In 2000, the CEB (a member based advisory company) identified a growing move by companies to restructure their marketing functions.
Its research showed that 85% of companies surveyed had recently completed reorganization efforts or anticipated launching them in the next year, 95% were centralizing aspects of their marketing function and 90% were orientating around customers.
Despite being an aged survey, we still see evidence of these two trends when looking at current and recently reorganized marketing structures.
In addition, we see three new trends – the incorporation of specialist and new skill areas (such as digital/social marketing) either in-house or via partnerships, an investment in capability development (marketing best practice, skills development, coaching) and increased focus on corporate reputation management.
The latter sometimes sits within the marketing department and sometimes stands alone, reporting into the CEO.

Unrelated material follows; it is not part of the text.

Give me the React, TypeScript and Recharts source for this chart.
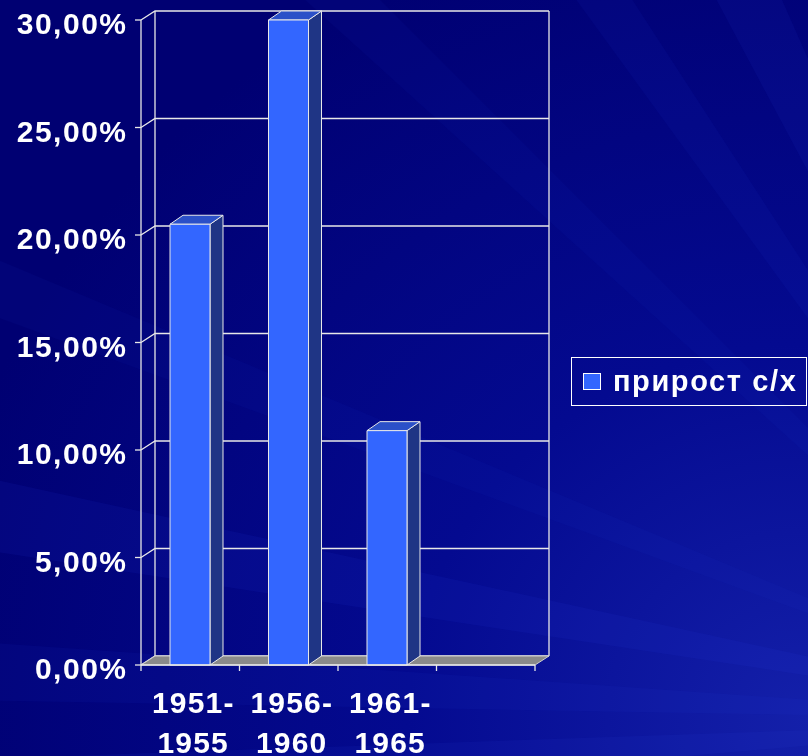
import React from "react";
import { BarChart, Bar, XAxis, YAxis, CartesianGrid, ReferenceArea, Legend } from "recharts";

// периоды (4-я категория пустая, как в оригинале)
const categories = ["1951-1955", "1956-1960", "1961-1965", ""];
const growth: (number | null)[] = [20.5, 30.0, 10.9, null];
const yTicks = [0, 5, 10, 15, 20, 25, 30];
const seriesName = "прирост с/х";

const data = categories.map((period, i) => ({ period, growth: growth[i] }));

const DX = 14; // глубина стенки
const DY = -9;
const BAR_DX = 13;
const BAR_DY = -9;
const LINE = "#E8E8E8";
const FONT = "'Liberation Sans', Arial, sans-serif";

function fmtPct(v: number): string {
  return `${v.toFixed(2).replace(".", ",")}%`;
}

function Background() {
  const P = "1100,720";
  const rays = [
    ["-50,240", "-50,300", 0.05],
    ["-50,470", "-50,545", 0.09],
    ["-50,640", "-50,700", 0.07],
    ["250,-50", "330,-50", 0.05],
    ["540,-50", "600,-50", 0.07],
    ["690,-50", "760,-50", 0.08],
    ["-50,760", "-50,820", 0.08],
  ] as const;
  return (
    <svg width={808} height={756} style={{ position: "absolute", left: 0, top: 0 }}>
      <defs>
        <radialGradient id="bg" cx="100%" cy="95%" r="110%">
          <stop offset="0" stopColor="#1420aa" />
          <stop offset="0.45" stopColor="#040a90" />
          <stop offset="1" stopColor="#000072" />
        </radialGradient>
      </defs>
      <rect width={808} height={756} fill="url(#bg)" />
      {rays.map(([a, b, o], i) => (
        <polygon key={i} points={`${P} ${a} ${b}`} fill="#3048e8" opacity={o} />
      ))}
    </svg>
  );
}

// задняя стенка: линии сетки со сдвигом в глубину
function wallLine(props: any) {
  const { x1, x2, y1 } = props;
  return (
    <polyline
      key={`wall-${y1}`}
      points={`${x1},${y1} ${x1 + DX},${y1 + DY} ${x2 + DX},${y1 + DY}`}
      fill="none"
      stroke={LINE}
      strokeWidth={1.3}
    />
  );
}

function WallAndFloor(props: any) {
  const { x, y, width, height } = props;
  const bottom = y + height;
  const right = x + width;
  return (
    <g>
      <line x1={x + DX} y1={y + DY} x2={x + DX} y2={bottom + DY} stroke={LINE} strokeWidth={1.3} />
      <line x1={right + DX} y1={y + DY} x2={right + DX} y2={bottom + DY} stroke={LINE} strokeWidth={1.3} />
      <polygon
        points={`${x},${bottom} ${right},${bottom} ${right + DX},${bottom + DY} ${x + DX},${bottom + DY}`}
        fill="#8a8a8a"
        stroke="#cfcfcf"
        strokeWidth={1}
      />
    </g>
  );
}

function Bar3D(props: any) {
  const { x, y, width, height } = props;
  if (height == null || height <= 0) return null;
  const r = x + width;
  const b = y + height;
  return (
    <g stroke={LINE} strokeWidth={1} strokeLinejoin="round">
      <polygon points={`${r},${y} ${r + BAR_DX},${y + BAR_DY} ${r + BAR_DX},${b + BAR_DY} ${r},${b}`} fill="#1f3585" />
      <polygon points={`${x},${y} ${r},${y} ${r + BAR_DX},${y + BAR_DY} ${x + BAR_DX},${y + BAR_DY}`} fill="#2b50c8" />
      <rect x={x} y={y} width={width} height={height} fill="#3366FF" />
    </g>
  );
}

function YTick({ x, y, payload }: any) {
  return (
    <text
      x={x + 1.5}
      y={y + 14}
      textAnchor="end"
      fill="#fff"
      fontFamily={FONT}
      fontWeight="bold"
      fontSize={30}
      letterSpacing={1.5}
    >
      {fmtPct(payload.value)}
    </text>
  );
}

function XTick({ x, y, payload, index, visibleTicksCount }: any) {
  const half = payload.offset || 49;
  const label: string = payload.value || "";
  const cut = label.indexOf("-");
  const lines = cut >= 0 ? [label.slice(0, cut + 1), label.slice(cut + 1)] : [label];
  const last = index === (visibleTicksCount ?? categories.length) - 1;
  return (
    <g>
      <line x1={x - half} y1={y - 6} x2={x - half} y2={y} stroke={LINE} strokeWidth={1.3} />
      {last && <line x1={x + half} y1={y - 6} x2={x + half} y2={y} stroke={LINE} strokeWidth={1.3} />}
      {label && (
        <text
          x={x + 3}
          y={y + 42}
          textAnchor="middle"
          fill="#fff"
          fontFamily={FONT}
          fontWeight="bold"
          fontSize={30}
          letterSpacing={1.2}
        >
          {lines.map((t, i) => (
            <tspan key={i} x={x + 3} dy={i === 0 ? 0 : 40}>
              {t}
            </tspan>
          ))}
        </text>
      )}
    </g>
  );
}

function LegendBox({ payload }: any) {
  const name = payload && payload[0] ? payload[0].value : seriesName;
  return (
    <div
      style={{
        width: 236,
        height: 49,
        boxSizing: "border-box",
        border: "1px solid #fff",
        display: "flex",
        alignItems: "center",
        paddingLeft: 11,
        fontFamily: FONT,
        fontWeight: "bold",
        fontSize: 29,
        letterSpacing: 1.6,
        color: "#fff",
        whiteSpace: "nowrap",
      }}
    >
      <span
        style={{
          width: 18,
          height: 17,
          boxSizing: "border-box",
          background: "#3366FF",
          border: "1px solid #fff",
          display: "inline-block",
          marginRight: 12,
        }}
      />
      {name}
    </div>
  );
}

export default function App() {
  return (
    <div style={{ position: "fixed", left: 0, top: 0, width: 808, height: 756, overflow: "hidden" }}>
      <Background />
      <div style={{ position: "absolute", left: 0, top: 0 }}>
        {/* легенда занимает 236px справа, поэтому правый отступ 37 */}
        <BarChart width={808} height={756} data={data} margin={{ top: 20, right: 37, bottom: 0, left: 0 }} barSize={40}>
          <CartesianGrid horizontal={wallLine} vertical={false} />
          <ReferenceArea y1={0} y2={30} shape={(p: any) => <WallAndFloor {...p} />} ifOverflow="visible" />
          <XAxis
            dataKey="period"
            height={91}
            interval={0}
            tickSize={6}
            tickMargin={0}
            tickLine={false}
            axisLine={{ stroke: LINE, strokeWidth: 1.3 }}
            tick={<XTick />}
          />
          <YAxis
            type="number"
            domain={[0, 30]}
            ticks={yTicks}
            interval={0}
            width={141}
            tickSize={6}
            tickMargin={9}
            axisLine={{ stroke: LINE, strokeWidth: 1.3 }}
            tickLine={{ stroke: LINE, strokeWidth: 1.3 }}
            tick={<YTick />}
          />
          <Legend
            layout="horizontal"
            align="right"
            verticalAlign="middle"
            wrapperStyle={{ position: "absolute", left: 571, top: 357, width: 236, height: 49 }}
            content={(p: any) => <LegendBox payload={p.payload} />}
          />
          <Bar dataKey="growth" name={seriesName} shape={(p: any) => <Bar3D {...p} />} isAnimationActive={false} />
        </BarChart>
      </div>
    </div>
  );
}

At the same time, marketing is becoming more fluid and dynamic with increased risk of gaps between strategy and execution. This in itself drives the need for organizational change in marketing departments. Some examples of the shifts taking place:
– From more rational, functional based differentiation to more emotive, experiential based differentiation
– From brands ‘telling’ consumers to brands having ongoing dialogue and relationships with consumers
– From a brand’s role changing from being to define and defend to that of engage and inspire
– From brands having a single marketing partner to multiple partners
Most importantly, we are witnessing a mindset shift in the case of many companies from focusing on driving demand to creating customer value through defining what the customer really wants and working with the organization to deliver that.
This has – in some instances – manifested in the chief marketing officer (CMO) being replaced by the chief customer officer (CCO) a la Jonathan Ackerman being named as customer director Pick ‘n Pay, having previously been marketing director.
In most instances, as a result of these trends, the marketing function has had to change and, if the marketing department doesn’t keep pace with this change and adapt, it risks being sidelined as the organization begins living the mantra ‘customer is king’.
The key considerations when redesigning marketing structures to take cognizance of the new order are:
Structure follows strategy – the new marketing department take into consideration the key strategic imperatives of the business
Consider stakeholder/constituent perceptions and requirements
Cover off-decision rights and information flows – a key, but often neglected, area
Consider the power of digital technology – ensure that the department is structured to leverage it and to deal with its potential flip side
Take the market structure into account – this requires clear market segmentation and new approaches to touching customers
Don’t forget the ‘priority marketing topics’ – being customer-focused in all respects; innovating and value through media and channels, ensuring resources are optimally allocated and research tools and new sources of data are fully leveraged
Successful CMOs will realize the need to promote a customer-centric culture, remove obstacles of customer information throughout the organization and regularly get leaders to engage with customers. Sadly, being truly customer-centric is still an unrealized philosophy in many organizations; talk but not ‘walking the talk’.
If CMOs don’t embrace the same philosophies, they won’t move forward with the organization.